Statement by Democracy 21 President Fred Wertheimer
The RNC filed a lawsuit today in Federal District Court in Washington, D.C. challenging for the third time the ban on national parties raising and spending unlimited contributions, or soft money. They have lost this same argument twice before in the Supreme Court.
The RNC lost this argument in the Supreme Court in the McConnell case in 2003 and lost again in the RNC case in 2010, decided after the Citizens United decision.
In the 2010 RNC case, Chief Justice Roberts and Justice Alito joined in the 6 to 3 Supreme Court decision that summarily upheld the lower court decision reaffirming the constitutionality of the soft money ban.
The RNC cannot get around the soft money ban and the Supreme Court decisions upholding the ban by the use of blue smoke and mirrors.
The RNC has no basis for bringing this lawsuit and apparently wants to obtain three strikes before they will accept the fact that they cannot raise and spend soft money.
The RNC is attempting to sell an illusion that the RNC can raise and spend soft money without raising and spending the soft money that the law, upheld by the Supreme Court, prohibits the RNC from raising and spending.
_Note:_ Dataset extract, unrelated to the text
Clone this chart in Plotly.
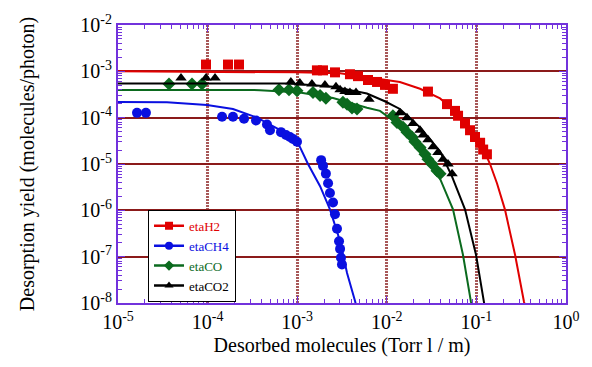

The RNC is also attempting to make believe that the two previous losses they had in the Supreme Court in challenging the soft money ban somehow aren’t relevant to this case and the RNC’s desire to raise and spend soft money.
Representative Chris Van Hollen intervened in the 2010 RNC case to defend the ban on political party soft money and he has indicated he will move to intervene in the RNC case filed today.
Democracy 21 lawyers will join with others in representing Representative Van Hollen in this case, as we did in the 2010 RNC case.
Federal law prohibits the national parties from raising contributions above the federal contribution limits, or soft money, and from spending any such funds.
Federal law also prohibits federal officeholders and national party officials from soliciting any such soft money contributions.